Plotting code records:
================================
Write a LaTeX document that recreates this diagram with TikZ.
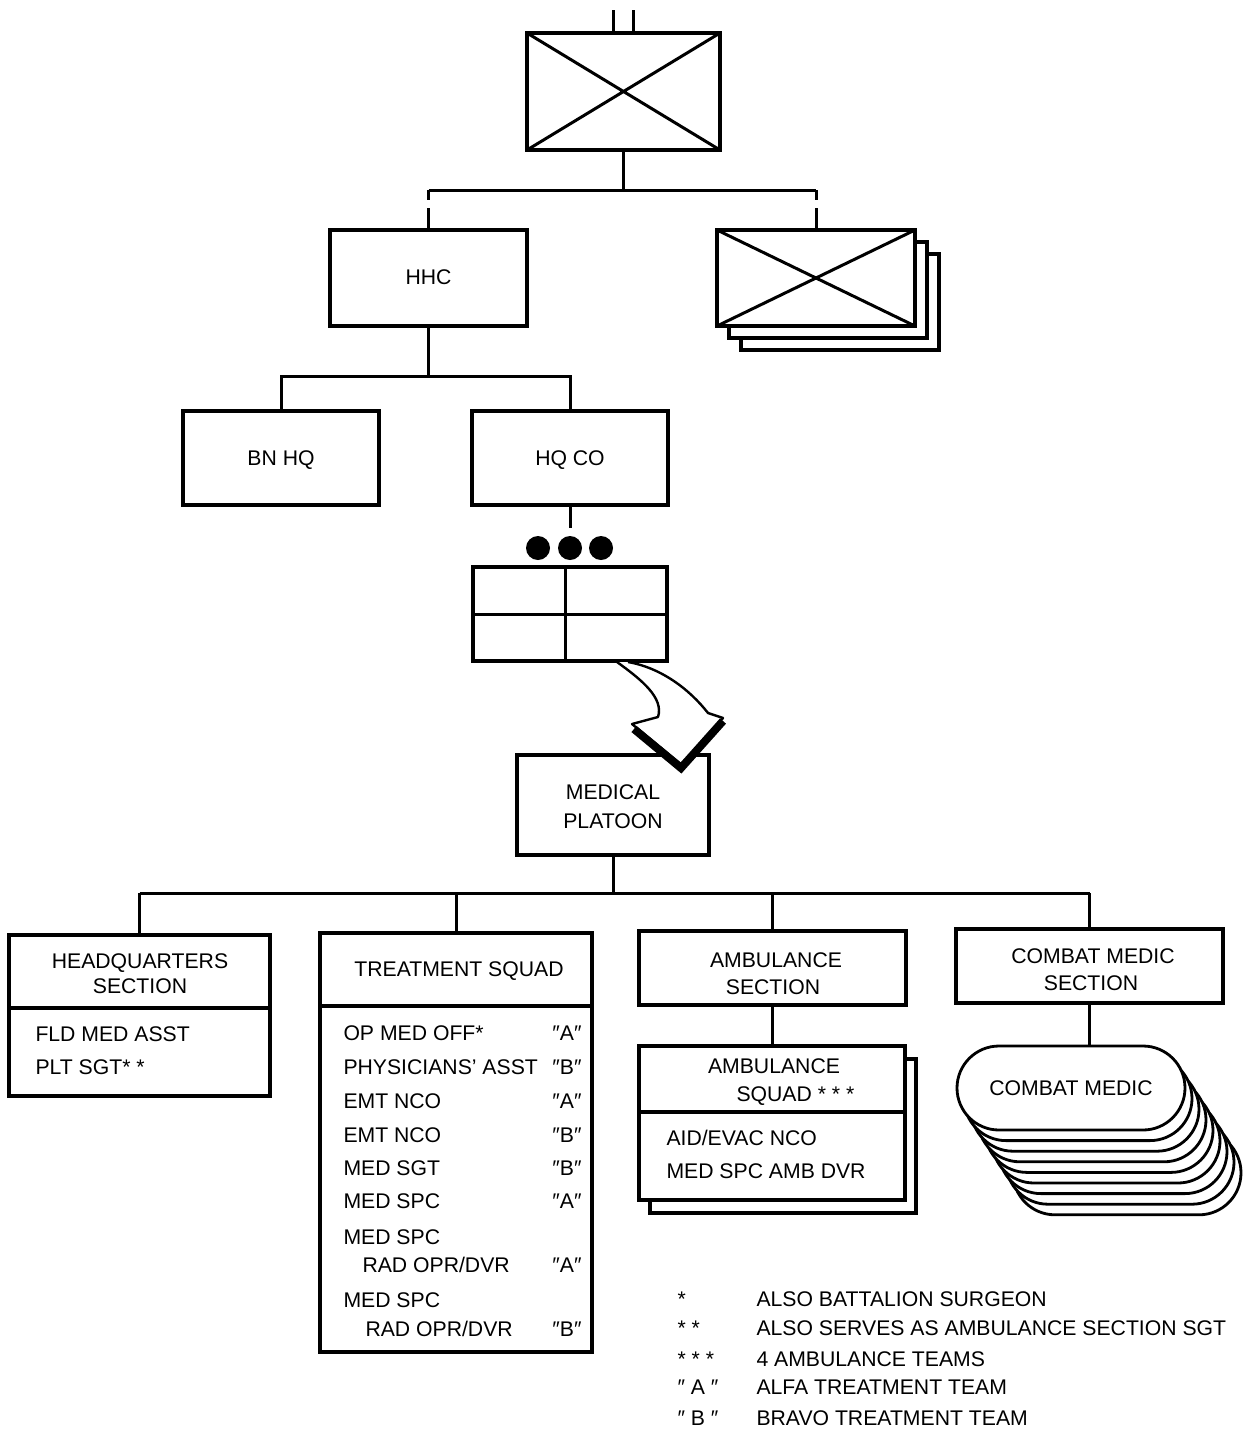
\documentclass[tikz,border=0pt]{standalone}
\usepackage{fontspec}
\setmainfont{Liberation Sans}
\usetikzlibrary{shapes.misc}
\begin{document}
\begin{tikzpicture}[x=0.5pt,y=-0.5pt,line width=1.5pt,
  txt/.style={font=\fontsize{10.6}{12}\selectfont,inner sep=0pt},
  unit/.style={draw,line width=1.6pt,fill=white,inner sep=0pt,outer sep=0pt,anchor=north west},
  stad/.style={draw,line width=1.4pt,fill=white,rounded rectangle,inner sep=0pt,
    minimum width=114pt,minimum height=42pt,font=\fontsize{10.6}{12}\selectfont},
  drop/.style={dash pattern=on 5pt off 4pt on 20pt}]
\useasboundingbox (0,0) rectangle (1244,1430);
% ---- battalion
\node[unit,minimum width=96.5pt,minimum height=58.5pt] (bat) at (527,33) {};
\draw (bat.north west) -- (bat.south east) (bat.south west) -- (bat.north east);
\draw ([xshift=-5pt]bat.north) -- ++(0,-23);
\draw ([xshift=5pt]bat.north) -- ++(0,-23);
\coordinate (busA) at (621,190);
\node[unit,minimum width=98.5pt,minimum height=48pt] (hhc) at (330,230) {};
\node[txt,anchor=base] at (428.5,284) {HHC};
\node[unit,minimum width=99pt,minimum height=48pt] (co3) at (741,254) {};
\node[unit,minimum width=99pt,minimum height=48pt] (co2) at (729,242) {};
\node[unit,minimum width=99pt,minimum height=48pt] (co1) at (717,230) {};
\draw (co1.north west) -- (co1.south east) (co1.south west) -- (co1.north east);
\coordinate (bl) at (hhc.north |- busA);
\coordinate (br) at (co1.north |- busA);
\draw (bat.south) -- (bat.south |- busA);
\draw (bl) -- (br);
\draw[drop] (bl) -- (hhc.north);
\draw[drop] (br) -- (co1.north);
% ---- HHC children
\node[unit,minimum width=98pt,minimum height=47pt] (bnhq) at (183,411) {};
\node[txt,anchor=base] at (bnhq.center |- 0,465) {BN HQ};
\node[unit,minimum width=98pt,minimum height=47pt] (hqco) at (472,411) {};
\node[txt,anchor=base] at (hqco.center |- 0,465) {HQ CO};
\coordinate (busB) at (hhc.south |- 0,376);
\draw (hhc.south) -- (busB);
\draw (bnhq.north) |- (busB) -| (hqco.north);
% ---- platoon symbol
\coordinate (hqend) at (hqco.south |- 0,528);
\draw (hqco.south) -- (hqend);
\foreach \dx in {-32,0,31} \fill (570+\dx,548) circle (6pt);
\node[unit,minimum width=97pt,minimum height=47pt] (plt) at (473,567) {};
\draw ([xshift=-2.5pt]plt.north) -- ([xshift=-2.5pt]plt.south);
\draw (plt.west) -- (plt.east);
% ---- medical platoon
\node[unit,minimum width=96pt,minimum height=50pt] (med) at (517,755) {};
\node[txt,anchor=base] at (613,799) {MEDICAL};
\node[txt,anchor=base] at (613,828) {PLATOON};
% ---- curved arrow
\draw[fill=white,line width=1.2pt,line join=round]
  (617,662) .. controls (642,680) and (664,698) .. (658,717) -- (632,724)
  -- (682,765) -- (723,718) -- (708,713)
  .. controls (690,690) and (662,668) .. (628,662);
\draw[line width=4pt,line join=miter,line cap=butt] (634,729) -- (681,768) -- (723,721);
\coordinate (busC) at (med.south |- 0,893);
\draw (med.south) -- (busC);
% ---- sections
\node[unit,minimum width=130.5pt,minimum height=80.5pt] (hqs) at (9,935) {};
\node[unit,minimum width=136pt,minimum height=209.5pt] (trt) at (320,933) {};
\node[unit,minimum width=133.5pt,minimum height=37pt] (ambs) at (639,931) {};
\node[unit,minimum width=133.5pt,minimum height=37pt] (cms) at (956,929) {};
\draw (hqs.north |- busC) -- (cms.north |- busC);
\draw (hqs.north |- busC) -- (hqs.north);
\draw (trt.north |- busC) -- (trt.north);
\draw (ambs.north |- busC) -- (ambs.north);
\draw (cms.north |- busC) -- (cms.north);
% HQ section
\draw[line width=1.6pt] (hqs.west |- 0,1008) -- (hqs.east |- 0,1008);
\node[txt,anchor=base] at (140,968) {HEADQUARTERS};
\node[txt,anchor=base] at (140,993) {SECTION};
\node[txt,anchor=base west] at (34,1041) {FLD MED ASST};
\node[txt,anchor=base west] at (34,1074) {PLT SGT* *};
% Treatment squad
\draw[line width=1.6pt] (trt.west |- 0,1006) -- (trt.east |- 0,1006);
\node[txt,anchor=base] at (459,976) {TREATMENT SQUAD};
\foreach \y/\t/\tag/\xx in {1040/{OP MED OFF*}/A/342,1074/{PHYSICIANS' ASST}/B/342,1108/{EMT NCO}/A/342,
  1142/{EMT NCO}/B/342,1175/{MED SGT}/B/342,1208/{MED SPC}/A/342,1244/{MED SPC}/{}/342,
  1272/{RAD OPR/DVR}/A/361,1307/{MED SPC}/{}/342,1336/{RAD OPR/DVR}/B/364}{
  \node[txt,anchor=base west] at (\xx,\y) {\t};
  \node[txt,anchor=base east] at (583,\y) {\ifx\tag\empty\else ″\tag″\fi};
}
% Ambulance section
\node[txt,anchor=base] at (776,967) {AMBULANCE};
\node[txt,anchor=base] at (773,994) {SECTION};
\node[unit,minimum width=133pt,minimum height=77pt] (ambq2) at (650,1059) {};
\node[unit,minimum width=133pt,minimum height=77pt] (ambq) at (639,1046) {};
\draw (ambs.south) -- (ambs.south |- ambq.north);
\draw[line width=1.6pt] (ambq.west |- 0,1112) -- (ambq.east |- 0,1112);
\node[txt,anchor=base] at (774,1073) {AMBULANCE};
\node[txt,anchor=base west] at (735,1101) {SQUAD * * *};
\node[txt,anchor=base west] at (665,1145) {AID/EVAC NCO};
\node[txt,anchor=base west] at (665,1178) {MED SPC AMB DVR};
% Combat medic section
\node[txt,anchor=base] at (1093,963) {COMBAT MEDIC};
\node[txt,anchor=base] at (1091,990) {SECTION};
\foreach \i in {8,7,...,1} \node[stad] at (1071+7*\i,1088+10.6*\i) {};
\node[stad] (cm) at (1071,1088) {COMBAT MEDIC};
\draw (cms.south) -- (cms.south |- cm.north);
% ---- legend
\foreach \y/\s/\t in {1306/{*}/{ALSO BATTALION SURGEON},1335/{* *}/{ALSO SERVES AS AMBULANCE SECTION SGT},
  1366/{* * *}/{4 AMBULANCE TEAMS},1394/{″ A ″}/{ALFA TREATMENT TEAM},1425/{″ B ″}/{BRAVO TREATMENT TEAM}}{
  \node[txt,anchor=base west] at (676,\y) {\s};
  \node[txt,anchor=base west] at (755,\y) {\t};
}
\end{tikzpicture}
\end{document}
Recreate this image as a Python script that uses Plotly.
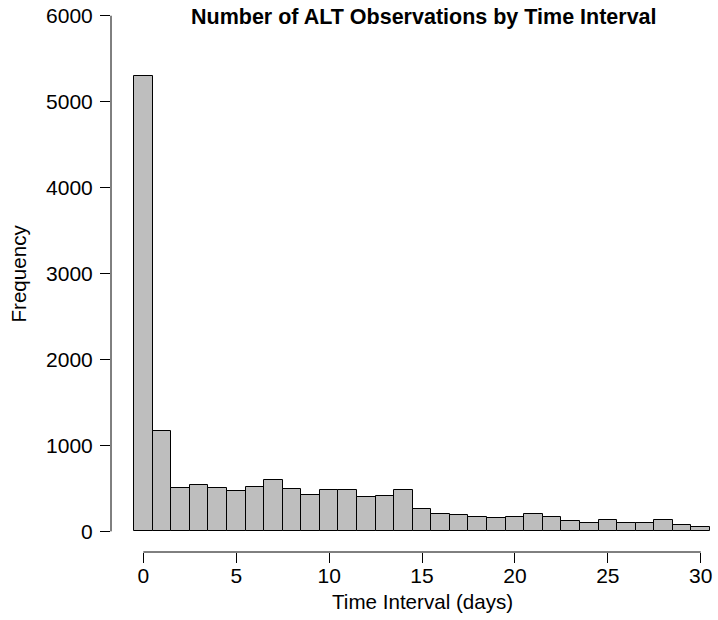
import plotly.graph_objects as go

# Data: histogram counts per 1-day bin (bins centered on integer days)
days = list(range(0, 31))
counts = [5300, 1170, 510, 545, 500, 468, 522, 603, 495, 422, 487, 484, 402, 414, 487,
          259, 201, 193, 162, 150, 173, 208, 162, 120, 97, 127, 103, 92, 131, 69, 50]
x_ticks = [0, 5, 10, 15, 20, 25, 30]
y_ticks = [0, 1000, 2000, 3000, 4000, 5000, 6000]

title_text = "Number of ALT Observations by Time Interval"
x_title = "Time Interval (days)"
y_title = "Frequency"

FONT = "Liberation Sans, Arial, Helvetica, sans-serif"
TICK_SIZE = 21
LABEL_SIZE = 20.6
TITLE_SIZE = 21.5

fig = go.Figure()
fig.add_trace(go.Bar(
    x=days, y=counts, width=1,
    marker=dict(color="#bebebe", line=dict(color="black", width=1)),
    hoverinfo="x+y",
))

fig.update_layout(
    width=718, height=620,
    margin=dict(l=111, r=0, t=0, b=68, pad=0),
    paper_bgcolor="white", plot_bgcolor="white",
    showlegend=False, bargap=0,
    font=dict(family=FONT, size=18, color="black"),
    xaxis=dict(range=[-1.74, 30.93], tickvals=x_ticks, ticktext=[str(v) for v in x_ticks],
               ticks="outside", ticklen=10, tickwidth=1, tickcolor="black",
               showline=False, showgrid=False, zeroline=False,
               tickfont=dict(family=FONT, size=TICK_SIZE, color="black"), ticklabelstandoff=-5),
    yaxis=dict(range=[-240, 6183], tickvals=y_ticks, ticktext=[str(v) for v in y_ticks],
               ticks="outside", ticklen=10, tickwidth=1, tickcolor="black",
               showline=False, showgrid=False, zeroline=False,
               tickfont=dict(family=FONT, size=TICK_SIZE, color="black"), ticklabelstandoff=3),
    shapes=[
        dict(type="line", xref="x", yref="paper", x0=x_ticks[0], x1=x_ticks[-1], y0=0, y1=0,
             line=dict(color="black", width=1)),
        dict(type="line", xref="paper", yref="y", x0=0, x1=0, y0=y_ticks[0], y1=y_ticks[-1],
             line=dict(color="black", width=1)),
    ],
    annotations=[
        dict(text="<b>" + title_text + "</b>", xref="paper", yref="paper", x=0.515, y=0.969,
             xanchor="center", yanchor="middle", showarrow=False,
             font=dict(family=FONT, size=TITLE_SIZE, color="black")),
        dict(text=x_title, xref="paper", yref="paper", x=0.513, y=-0.090,
             xanchor="center", yanchor="middle", showarrow=False,
             font=dict(family=FONT, size=LABEL_SIZE, color="black")),
        dict(text=y_title, xref="paper", yref="paper", x=-0.152, y=0.504, textangle=-90,
             xanchor="center", yanchor="middle", showarrow=False,
             font=dict(family=FONT, size=LABEL_SIZE, color="black")),
    ],
)

fig.write_html("out.html")
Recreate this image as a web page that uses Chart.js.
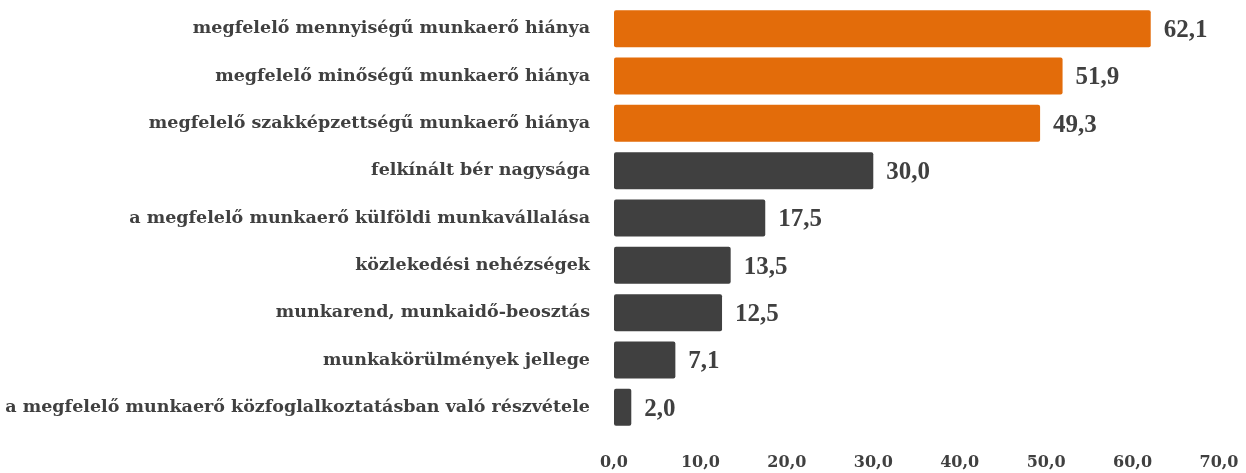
<!DOCTYPE html>
<html>
<head>
<meta charset="utf-8">
<script src="https://cdn.jsdelivr.net/npm/chart.js@4/dist/chart.umd.min.js"></script>
<style>
	html, body { margin:0; padding:0; background:#fff; }
	#wrap { position:relative; width:1246px; height:473px; }
</style>
</head>
<body>
<div id="wrap"><canvas id="chart"></canvas></div>
<script>
// kategóriák, fentről lefelé
var categories = [
	"megfelelő mennyiségű munkaerő hiánya",
	"megfelelő minőségű munkaerő hiánya",
	"megfelelő szakképzettségű munkaerő hiánya",
	"felkínált bér nagysága",
	"a megfelelő munkaerő külföldi munkavállalása",
	"közlekedési nehézségek",
	"munkarend, munkaidő-beosztás",
	"munkakörülmények jellege",
	"a megfelelő munkaerő közfoglalkoztatásban való részvétele"
];
var values = [62.1, 51.9, 49.3, 30.0, 17.5, 13.5, 12.5, 7.1, 2.0];
// az első három kiemelve
var highlighted = [true, true, true, false, false, false, false, false, false];
var xTicks = [0, 10, 20, 30, 40, 50, 60, 70];

var ORANGE = "#e36c0a",
	GREY   = "#404040",
	SERIF  = "'Liberation Serif', serif",
	WIDE   = "'DejaVu Serif', serif";

function fmt(v){ return v.toFixed(1).replace(".", ","); }

// a tengelyek ne toljak be a rajzterületet a tick padding miatt
function noPadding(scale){
	scale.paddingTop = scale.paddingBottom = 0;
	scale.paddingLeft = scale.paddingRight = 0;
}

// érték felirat a bar végére
var valueLabels = {
	id : "valueLabels",
	afterDatasetsDraw : function(chart){
		var ctx = chart.ctx,
			meta = chart.getDatasetMeta(0);
		ctx.save();
		ctx.font = "bold 25px " + SERIF;
		ctx.fillStyle = GREY;
		ctx.textAlign = "left";
		ctx.textBaseline = "middle";
		meta.data.forEach(function(bar, i){
			ctx.fillText(fmt(values[i]), bar.x + 13, bar.y + 2);
		});
		ctx.restore();
	}
};

new Chart(document.getElementById("chart"), {
	type : "bar",
	data : {
		labels : categories,
		datasets : [{
			data : values,
			backgroundColor : highlighted.map(function(h){ return h ? ORANGE : GREY; }),
			borderWidth : 0,
			borderRadius : 2,
			borderSkipped : false,
			categoryPercentage : 1,
			barPercentage : 0.78
		}]
	},
	options : {
		indexAxis : "y",
		responsive : true,
		maintainAspectRatio : false,
		animation : false,
		layout : { autoPadding:false, padding : { top:5, right:27, bottom:0, left:0 } },
		plugins : { legend:{ display:false }, tooltip:{ enabled:false } },
		scales : {
			x : {
				min : 0, max : 70,
				afterBuildTicks : function(scale){
					scale.ticks = xTicks.map(function(v){ return { value:v }; });
				},
				// csak egyszer számoljon a paddinggel
				afterFit : function(scale){
					scale.height = 42;
					noPadding(scale);
				},
				grid : { display:false, drawTicks:false },
				border : { display:false },
				ticks : {
					padding : 22,
					color : GREY,
					font : { family:WIDE, size:16, weight:"bold" },
					callback : function(v){ return fmt(v); }
				}
			},
			y : {
				afterFit : function(scale){
					scale.width = 614;
					noPadding(scale);
				},
				grid : { display:false, drawTicks:false },
				border : { display:false },
				ticks : {
					padding : 24,
					color : GREY,
					font : { family:WIDE, size:17.5, weight:"bold" }
				}
			}
		}
	},
	plugins : [valueLabels]
});
</script>
</body>
</html>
================================
## [Set exercise]
Pull out every line containing "that".

## [Solution below]
Write a LaTeX document that recreates this diagram with TikZ.
Recreate this image as a Python script that uses Plotly.
Recreate this image as a web page that uses Chart.js.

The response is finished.